# THE PROBLEM
Print the entries below exactly as they appear, from the first line up to and including the line with "cenozoic_halfwidth = 0.08". Do not print any pictures.

# PROVIDED INFORMATION
- - -

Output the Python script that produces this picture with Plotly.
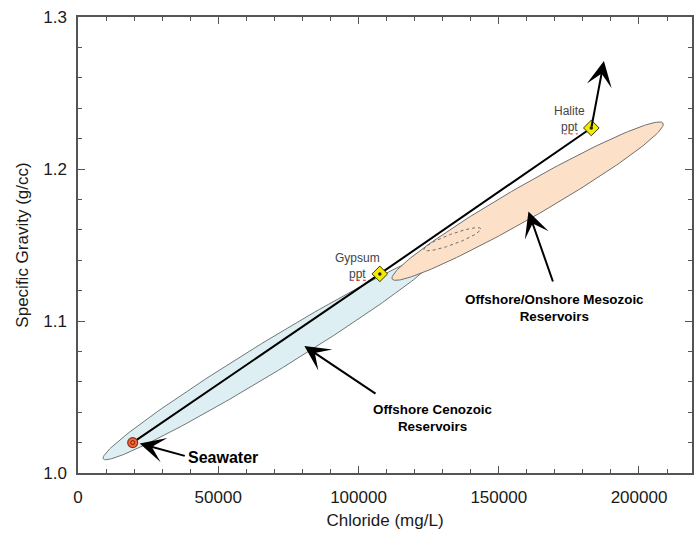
import numpy as np
import plotly.graph_objects as go

# ---------------- data ----------------
path_chloride = [19500, 107600, 183000]          # Seawater, Gypsum ppt, Halite ppt
path_sg = [1.020, 1.131, 1.227]
trend_end_chloride = 187500
trend_end_sg = 1.271

cenozoic_tips_cl = [9000, 128600]
cenozoic_tips_sg = [1.0093, 1.1442]
cenozoic_halfwidth = 0.08

mesozoic_tips_cl = [112000, 208600]
mesozoic_tips_sg = [1.1276, 1.2301]
mesozoic_halfwidth = 0.105

core_tips_cl = [123300, 143600]
core_tips_sg = [1.1469, 1.1607]
core_halfwidth = 0.17

xtick_vals = [0, 50000, 100000, 150000, 200000]
xtick_text = ["0", "50000", "100000", "150000", "200000"]
ytick_vals = [1.0, 1.1, 1.2, 1.3]
ytick_text = ["1.0", "1.1", "1.2", "1.3"]

# ---------------- layout constants ----------------
W, H = 694, 539
ML, MR, MT, MB = 78, 0, 17, 66
X_RANGE = [0, 218900]
Y_RANGE = [1.0, 1.3]
FONT = "Arial, Liberation Sans, sans-serif"

pw = W - ML - MR
ph = H - MT - MB
sx = pw / (X_RANGE[1] - X_RANGE[0])
sy = ph / (Y_RANGE[1] - Y_RANGE[0])


def ellipse(tcl, tsg, hw, n=240):
    x1, y1 = tcl[0] * sx, tsg[0] * sy
    x2, y2 = tcl[1] * sx, tsg[1] * sy
    cx, cy = (x1 + x2) / 2, (y1 + y2) / 2
    a = np.hypot(x2 - x1, y2 - y1) / 2
    b = a * hw
    th = np.arctan2(y2 - y1, x2 - x1)
    t = np.linspace(0, 2 * np.pi, n)
    ex = cx + a * np.cos(t) * np.cos(th) - b * np.sin(t) * np.sin(th)
    ey = cy + a * np.cos(t) * np.sin(th) + b * np.sin(t) * np.cos(th)
    return ex / sx, ey / sy


fig = go.Figure()

ex, ey = ellipse(cenozoic_tips_cl, cenozoic_tips_sg, cenozoic_halfwidth)
fig.add_trace(go.Scatter(x=ex, y=ey, mode="lines", fill="toself",
                         fillcolor="#ddeff2", line=dict(color="#6f7779", width=1),
                         hoverinfo="skip", showlegend=False))
ex, ey = ellipse(mesozoic_tips_cl, mesozoic_tips_sg, mesozoic_halfwidth)
fig.add_trace(go.Scatter(x=ex, y=ey, mode="lines", fill="toself",
                         fillcolor="#fce0c7", line=dict(color="#6f6f6f", width=1),
                         hoverinfo="skip", showlegend=False))
ex, ey = ellipse(core_tips_cl, core_tips_sg, core_halfwidth)
fig.add_trace(go.Scatter(x=ex, y=ey, mode="lines",
                         line=dict(color="#6a6a6a", width=1, dash="dot"),
                         hoverinfo="skip", showlegend=False))

# evaporation path
fig.add_trace(go.Scatter(x=path_chloride, y=path_sg, mode="lines",
                         line=dict(color="black", width=2),
                         hoverinfo="skip", showlegend=False))

# seawater point
fig.add_trace(go.Scatter(x=path_chloride[:1], y=path_sg[:1], mode="markers",
                         marker=dict(symbol="circle", size=10, color="#ef6a3a",
                                     line=dict(color="#9a2d10", width=1.2)),
                         hoverinfo="skip", showlegend=False))
fig.add_trace(go.Scatter(x=path_chloride[:1], y=path_sg[:1], mode="markers",
                         marker=dict(symbol="circle-open", size=4, color="#7a2008",
                                     line=dict(width=1)),
                         hoverinfo="skip", showlegend=False))
# gypsum / halite points
fig.add_trace(go.Scatter(x=path_chloride[1:], y=path_sg[1:], mode="markers",
                         marker=dict(symbol="diamond", size=12, color="#f3ea00",
                                     line=dict(color="#3a3a00", width=1)),
                         hoverinfo="skip", showlegend=False))
fig.add_trace(go.Scatter(x=path_chloride[1:], y=path_sg[1:], mode="markers",
                         marker=dict(symbol="circle", size=3.5, color="#222"),
                         hoverinfo="skip", showlegend=False))

ann = []
small = dict(family=FONT, size=12, color="#444")
bold13 = dict(family=FONT, size=13.4, color="black")

ann.append(dict(x=99600, y=1.1359, text="Gypsum<br>ppt", showarrow=False,
                font=small, xanchor="center", yanchor="middle"))
ann.append(dict(x=175400, y=1.2326, text="Halite<br>ppt", showarrow=False,
                font=small, xanchor="center", yanchor="middle"))
ann.append(dict(x=51600, y=1.0100, text="<b>Seawater</b>", showarrow=False,
                font=dict(family=FONT, size=16, color="black"),
                xanchor="center", yanchor="middle"))
ann.append(dict(x=169700, y=1.1086, text="<b>Offshore/Onshore Mesozoic<br>Reservoirs</b>",
                showarrow=False, font=bold13, xanchor="center", yanchor="middle"))
ann.append(dict(x=126700, y=1.0359, text="<b>Offshore Cenozoic<br>Reservoirs</b>",
                showarrow=False, font=bold13, xanchor="center", yanchor="middle"))

arrow_style = dict(showarrow=True, arrowhead=3, arrowsize=2.1, arrowwidth=2,
                   arrowcolor="black", standoff=0, startstandoff=0,
                   axref="x", ayref="y", text="")
# halite -> continued concentration
ann.append(dict(x=trend_end_chloride, y=trend_end_sg,
                ax=path_chloride[2], ay=path_sg[2], **arrow_style))
# label pointers
ann.append(dict(x=80700, y=1.0835, ax=106600, ay=1.0516, **arrow_style))
ann.append(dict(x=160600, y=1.1720, ax=169500, ay=1.1250, **arrow_style))
ann.append(dict(x=22000, y=1.0194, ax=38600, ay=1.0110, **arrow_style))

shapes = [
    dict(type="line", xref="x", yref="y", x0=97300, x1=102600, y0=1.1268, y1=1.1268,
         line=dict(color="#e02020", width=1, dash="dot")),
    dict(type="line", xref="x", yref="y", x0=173200, x1=178200, y0=1.2231, y1=1.2231,
         line=dict(color="#e02020", width=1, dash="dot")),
]

axis_common = dict(showgrid=False, zeroline=False, showline=True, linecolor="#555",
                   linewidth=1.5, mirror="allticks", ticks="inside", ticklen=7,
                   tickwidth=1, tickcolor="#555",
                   tickfont=dict(family=FONT, size=17, color="#1a1a1a"))

fig.update_layout(
    width=W, height=H,
    margin=dict(l=ML, r=MR, t=MT, b=MB, pad=0),
    paper_bgcolor="white", plot_bgcolor="white",
    showlegend=False,
    annotations=ann, shapes=shapes,
    xaxis=dict(range=X_RANGE, tickvals=xtick_vals, ticktext=xtick_text,
               minor=dict(dtick=10000, ticks="inside", ticklen=4, tickcolor="#555"),
               title=dict(text="Chloride (mg/L)", font=dict(family=FONT, size=17, color="#1a1a1a"),
                          standoff=8),
               ticklabelstandoff=8, **axis_common),
    yaxis=dict(range=Y_RANGE, tickvals=ytick_vals, ticktext=ytick_text,
               minor=dict(dtick=0.02, ticks="inside", ticklen=4, tickcolor="#555"),
               title=dict(text="Specific Gravity (g/cc)", font=dict(family=FONT, size=17, color="#1a1a1a"),
                          standoff=10),
               ticklabelstandoff=6, **axis_common),
)

fig.write_html("out.html")
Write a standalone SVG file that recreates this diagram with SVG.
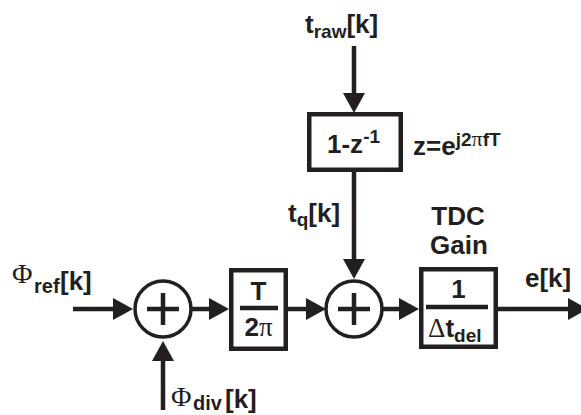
<svg xmlns="http://www.w3.org/2000/svg" width="581" height="415" viewBox="0 0 581 415">
<style>
  .ln{fill:none;stroke:#231f20;stroke-width:4.5}
  .bx{fill:#fff;stroke:#231f20;stroke-width:4.5}
  .sum{fill:#fff;stroke:#231f20;stroke-width:3.5}
  .pl{stroke:#231f20;stroke-width:4.5}
  .lb{font-family:"Liberation Sans",Arial,sans-serif;font-weight:bold;font-size:26px;fill:#231f20}
  .sub{font-size:19px}
  .gr{font-family:"Liberation Serif","DejaVu Serif",serif;font-weight:normal;fill:#231f20}
</style>
<defs>
  <marker id="ah" viewBox="0 0 20 22" markerWidth="20" markerHeight="22" refX="0" refY="11" orient="auto" markerUnits="userSpaceOnUse">
    <path d="M0,0 L20,11 L0,22 z" fill="#231f20"/>
  </marker>
</defs>

<g id="connectors">
  <path class="ln" d="M354,46 V93" marker-end="url(#ah)"/>
  <path class="ln" d="M354,172 V259" marker-end="url(#ah)"/>
  <path class="ln" d="M73,309 H113" marker-end="url(#ah)"/>
  <path class="ln" d="M163,410 V361" marker-end="url(#ah)"/>
  <path class="ln" d="M191,309 H209" marker-end="url(#ah)"/>
  <path class="ln" d="M288,309 H306" marker-end="url(#ah)"/>
  <path class="ln" d="M382,309 H399" marker-end="url(#ah)"/>
  <path class="ln" d="M498,309 H568" marker-end="url(#ah)"/>
</g>

<g id="in_traw">
  <text class="lb" x="305" y="33" font-size="27">t<tspan class="sub" dy="5">raw</tspan><tspan dy="-5">[k]</tspan></text>
</g>

<g id="diff">
  <rect class="bx" x="309.25" y="114.25" width="91.5" height="55.5"/>
  <text class="lb" x="327" y="153" font-size="25">1-z<tspan font-size="19" dy="-10">-1</tspan></text>
  <text class="lb" x="413" y="155" font-size="25">z=e<tspan font-size="19" dy="-9">j2</tspan><tspan class="gr" font-size="22">π</tspan><tspan font-size="19">fT</tspan></text>
</g>

<g id="label_tq">
  <text class="lb" x="288" y="222">t<tspan class="sub" dy="4">q</tspan><tspan dy="-4">[k]</tspan></text>
</g>

<g id="in_ref">
  <text class="lb" x="12" y="283"><tspan class="gr" font-size="28">Φ</tspan><tspan x="34" dy="10" font-size="20">ref</tspan><tspan x="60" dy="-3">[k]</tspan></text>
</g>

<g id="in_div">
  <text class="lb" x="171" y="406"><tspan class="gr" font-size="28">Φ</tspan><tspan x="193" dy="4" font-size="20">div</tspan><tspan x="225" dy="-2">[k]</tspan></text>
</g>

<g id="sum1">
  <circle class="sum" cx="163" cy="309" r="28"/>
  <path class="pl" d="M147,309 H179 M163,293 V325"/>
</g>

<g id="scale">
  <rect class="bx" x="231.25" y="270.25" width="54.5" height="78.5"/>
  <text class="lb" x="258.5" y="300" text-anchor="middle">T</text>
  <path class="pl" d="M240,308 H278"/>
  <text class="lb" x="258.5" y="336" text-anchor="middle">2<tspan class="gr" font-size="27">π</tspan></text>
</g>

<g id="sum2">
  <circle class="sum" cx="354" cy="309" r="28"/>
  <path class="pl" d="M338,309 H370 M354,293 V325"/>
</g>

<g id="tdc">
  <text class="lb" x="458" y="225" text-anchor="middle" font-size="27">TDC</text>
  <text class="lb" x="459" y="254" text-anchor="middle" font-size="27">Gain</text>
  <rect class="bx" x="421.25" y="269.25" width="74.5" height="77.5"/>
  <text class="lb" x="458.5" y="298" text-anchor="middle">1</text>
  <path class="pl" d="M426,307 H488"/>
  <text class="lb" x="428" y="337"><tspan class="gr" font-size="27">Δ</tspan>t<tspan class="sub" dy="5">del</tspan></text>
</g>

<g id="out_e">
  <text class="lb" x="525" y="287">e[k]</text>
</g>
</svg>
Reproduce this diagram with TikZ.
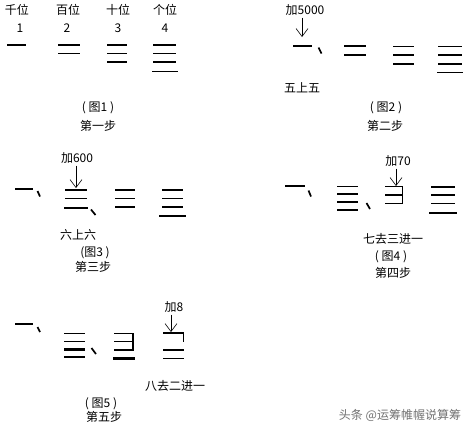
\documentclass[tikz,border=0pt]{standalone}
\usepackage{fontspec}
\setmainfont{Noto Sans CJK SC}
\usetikzlibrary{arrows.meta}
\tikzset{
  lbl/.style={inner sep=0pt, font=\fontsize{12}{13}\selectfont},
  rod/.style={line width=1.2pt},
  thickrod/.style={line width=2.8pt},
  dun/.style={line width=1.7pt},
  arr/.style={line width=0.6pt, -{Straight Barb[length=8pt,width=12pt]}},
  wm/.style={inner sep=0pt, font=\fontsize{12}{13}\selectfont, text=black!55}
}
\begin{document}
\begin{tikzpicture}[x=1pt,y=-1pt]
\useasboundingbox (0,0) rectangle (471,431);
\fill[white] (0,0) rectangle (471,431);
% ---- panel 1
\node[lbl] (h1) at (17,10) {千位};
\node[lbl] (h2) at (68,10) {百位};
\node[lbl] (h3) at (118,10) {十位};
\node[lbl] (h4) at (165,10) {个位};
\node[lbl] (n1) at (20,28) {1};
\node[lbl] (n2) at (67,28) {2};
\node[lbl] (n3) at (118,28) {3};
\node[lbl] (n4) at (165,28) {4};
\draw[rod] (7,45) -- (26,45);
\draw[rod] (58,45) -- (80,45) (58,53.5) -- (80,53.5);
\draw[rod] (107,45) -- (127,45) (107,53.5) -- (127,53.5) (107,62) -- (127,62);
\draw[rod] (153,45) -- (176,45) (153,53.5) -- (176,53.5) (153,62) -- (176,62) (152,71.5) -- (178,71.5);
\node[lbl] (f1) at (98,108) {( 图1 )};
\node[lbl] (s1) at (98,126) {第一步};
% ---- panel 2
\node[lbl] (a2) at (305,10) {加5000};
\coordinate (a2e) at (302,37);
\draw[arr] (a2.south -| a2e) ++(0,2) -- (a2e);
\draw[rod] (293,46) -- (312,46);
\draw[dun] (318.5,47.5) -- (321.5,53.5);
\draw[rod] (344,46) -- (366,46) (344,55) -- (366,55);
\draw[rod] (393,46.5) -- (414,46.5) (393,55) -- (414,55) (393,64) -- (414,64);
\draw[rod] (438,46.5) -- (462,46.5) (438,55) -- (462,55) (438,64) -- (462,64) (437,72.5) -- (463,72.5);
\node[lbl] (t2) at (302,88) {五上五};
\node[lbl] (f2) at (386,108) {( 图2 )};
\node[lbl] (s2) at (385,126) {第二步};
% ---- panel 3
\node[lbl] (a3) at (77,158) {加600};
\coordinate (a3e) at (76,188);
\draw[arr] (a3.south -| a3e) ++(0,2) -- (a3e);
\draw[rod] (15,189) -- (33,189);
\draw[dun] (37.5,191) -- (40,196.5);
\draw[rod] (65,190) -- (87,190) (65,198.5) -- (87,198.5);
\draw[thickrod] (64,208) -- (88,208);
\draw[dun] (91,209.5) -- (95.5,215);
\draw[rod] (115,190) -- (135,190) (115,198.5) -- (135,198.5) (115,207) -- (135,207);
\draw[rod] (162,190) -- (183,190) (162,198.5) -- (183,198.5) (162,207) -- (183,207) (159,216) -- (186,216);
\node[lbl] (t3) at (78,235) {六上六};
\node[lbl] (f3) at (95,253) {(图3 )};
\node[lbl] (s3) at (93,267) {第三步};
% ---- panel 4
\node[lbl] (a4) at (398,161) {加70};
\coordinate (a4e) at (396,186);
\draw[arr] (a4.south -| a4e) ++(0,2) -- (a4e);
\draw[rod] (285,186) -- (305,186);
\draw[dun] (308.5,190.5) -- (311,196.5);
\draw[rod] (337,186.5) -- (358,186.5) (337,194) -- (358,194);
\draw[thickrod] (337,202) -- (358,202) (337,210) -- (358,210);
\draw[dun] (366.5,203) -- (370,209);
\draw[rod] (385,186.5) -- (403,186.5) (385,195) -- (403,195) (385,203.5) -- (403,203.5);
\draw[line width=1.5pt] (402.5,186) -- (402.5,204);
\draw[rod] (431,187) -- (455,187) (431,195) -- (455,195) (431,203.5) -- (455,203.5) (429,213) -- (457,213);
\node[lbl] (t4) at (393,239) {七去三进一};
\node[lbl] (f4) at (391,257) {( 图4 )};
\node[lbl] (s4) at (393,273) {第四步};
% ---- panel 5
\node[lbl] (a5) at (174,307) {加8};
\coordinate (a5e) at (171,332);
\draw[arr] (a5.south -| a5e) ++(0,2) -- (a5e);
\draw[rod] (15,324) -- (33,324);
\draw[dun] (37.5,327) -- (40,332);
\draw[rod] (64,333.5) -- (85,333.5) (64,341.5) -- (85,341.5);
\draw[thickrod] (64,349.5) -- (85,349.5) (64,357) -- (85,357);
\draw[dun] (91.5,348) -- (96,354);
\draw[rod] (114,333.5) -- (133,333.5) (114,341.5) -- (133,341.5) (114,350) -- (133,350);
\draw[line width=1.5pt] (133,333) -- (133,350.5);
\draw[thickrod] (113,358.5) -- (135,358.5);
\draw[rod] (163,333) -- (184,333);
\draw[line width=1.5pt] (183.5,332.5) -- (183.5,342);
\draw[rod] (163,350) -- (184,350) (163,358.5) -- (184,358.5);
\node[lbl] (t5) at (175,386) {八去二进一};
\node[lbl] (f5) at (101,404) {( 图5 )};
\node[lbl] (s5) at (104,417) {第五步};
% ---- watermark
\node[wm] (wm) at (400,415) {头条 @运筹帷幄说算筹};
\end{tikzpicture}
\end{document}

- - -

# RESPONSE TO THIS EXERCISE
Output the Python script that produces this picture with Plotly.
import numpy as np
import plotly.graph_objects as go

# ---------------- data ----------------
path_chloride = [19500, 107600, 183000]          # Seawater, Gypsum ppt, Halite ppt
path_sg = [1.020, 1.131, 1.227]
trend_end_chloride = 187500
trend_end_sg = 1.271

cenozoic_tips_cl = [9000, 128600]
cenozoic_tips_sg = [1.0093, 1.1442]
cenozoic_halfwidth = 0.08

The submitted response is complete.